If everyone loves you, something is probably wrong. If everyone hates you, something is probably wrong.

Apologetics isn’t about making the gospel easier to believe. It’s about clarifying the offense of the gospel so non-Christians confront Jesus’s words and not just our frail imitation.

Keller was often faulted for advancing a third way. He didn’t believe in compromise, however, or in Aristotle’s golden mean. He simply believed there’s more than one way to run from God. His pastoral apologetics was rooted in his other 2008 New York Times best-selling book, Prodigal God, as close as he came to an autobiography. You can run from God pursuing freedom. You can run from God in self-righteousness. And if you’re preaching the true gospel, both sides will probably give you grief. Jesus isn’t from this world. He doesn’t conform to our culture’s dominant dichotomies.

Grounded in the Gospel

Keller faced much criticism from other Christians as an apologist. Did he err in his apologetics and pastoral ministry by fronting evangelism as his goal? Should he have more aggressively denounced the moral evils of his city, such as abortion? Perhaps. Were the laudatory eulogies in mainstream media after Keller’s death a sign of his compromise? Or evidence of his good works and godly character?
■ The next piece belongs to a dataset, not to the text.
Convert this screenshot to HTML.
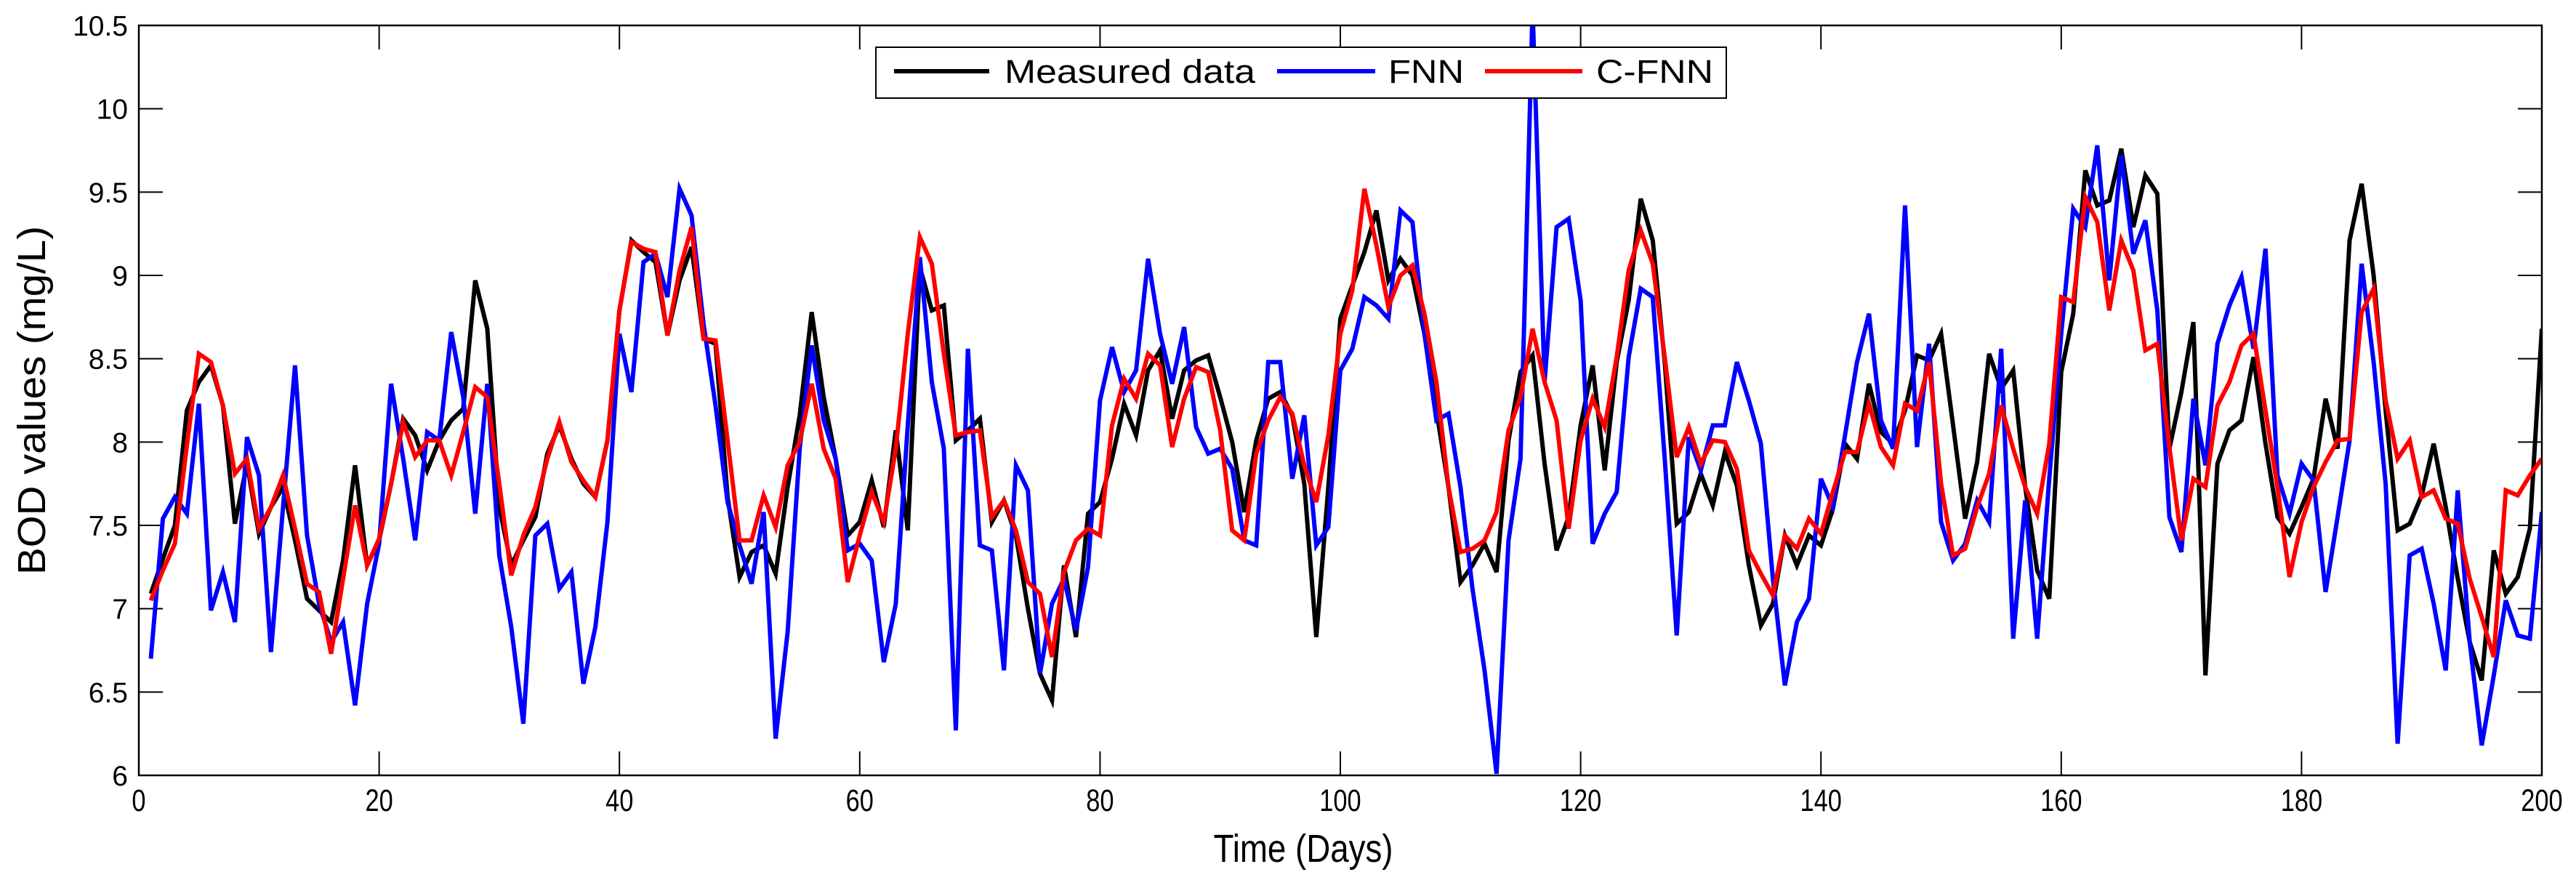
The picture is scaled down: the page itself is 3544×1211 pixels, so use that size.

With any historical figure, even Augustine and Edwards, it’s easy to pick apart what we may view as his errors. But it’s more helpful to appreciate and apply what we can to advance the gospel through effective apologetics in our own day. No matter the era, the biblical strategy for cultural change never really changes: We thank God for common grace as we trust in the gospel’s power to root out sin first personally and then corporately through conversions.